The Michigan-based student has already traveled the world's most remote spots in China, Russia, Panama, Haiti and the Philippines.

Now a junior at Concordia College in Ann Arbor, studying biblical languages and journalism, he's a new travel photographer with much promise, working on his first photo book.

He credits his quick photo talent evolution to the notion of stepping outside the tourist bubble, as well as his frustration with his past photos of world travel.

Neuendorf's globetrotting began with missionary trips at age 6, but his interest in photography was sparked after a recent trip to China.

"I appreciated how much a picture is worth because I was interested in capturing my trips but was disappointed with the photos when I came back," he says.

It was after he upgraded his camera and studied art, drawing and basic photography that he began to produce solid results.
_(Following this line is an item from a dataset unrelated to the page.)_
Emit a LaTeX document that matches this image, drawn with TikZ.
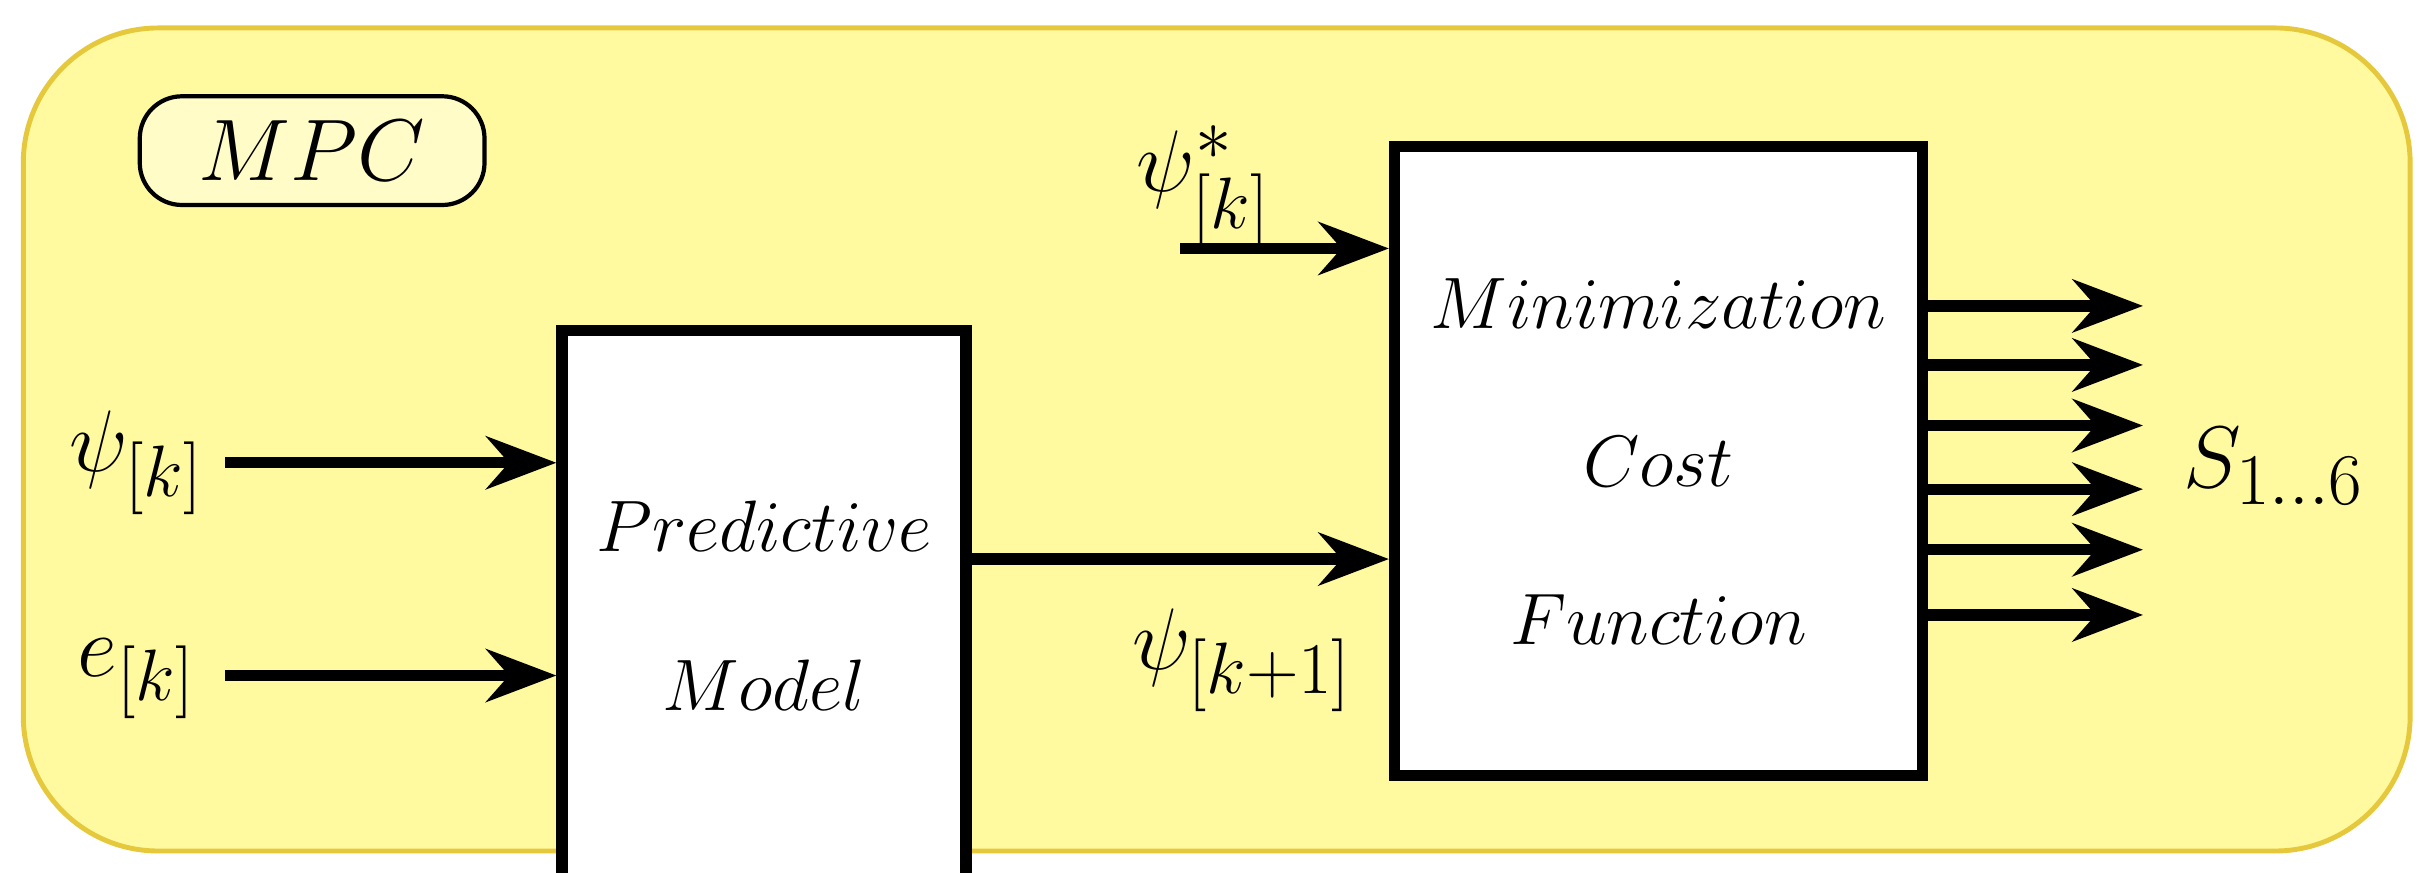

And it thrilled him.

That experience was followed by a job writing press releases for the university which also required him to use the school camera, a "real Nikon D70." He says this type of work is a great place to start and have access to a professional camera.

A trip to Panama was the birth child of a book idea on missionary work in a tribal setting. The location for the book, the Darien Rainforest, is a remote section of the region, eight hours from the Transamerica Highway that can be reached only by plane. It will explore the Embera Indians' approach to religion told through their words and photos.

Neuendorf is drawn to the rougher areas of the world because that's where he believes he can do the most good.

"People there have a harder time being reached [by others] and are more interesting [to photograph]," he says.

To solidify their cooperation for the book project, he simply talked to the community's pastor and began living with Indian families in their huts.

Likewise, to get his China shots, he simply left the hotel room, went to a slum and began kicking a soccer ball around with the kids. In turn, they began to trust him and let him take their picture.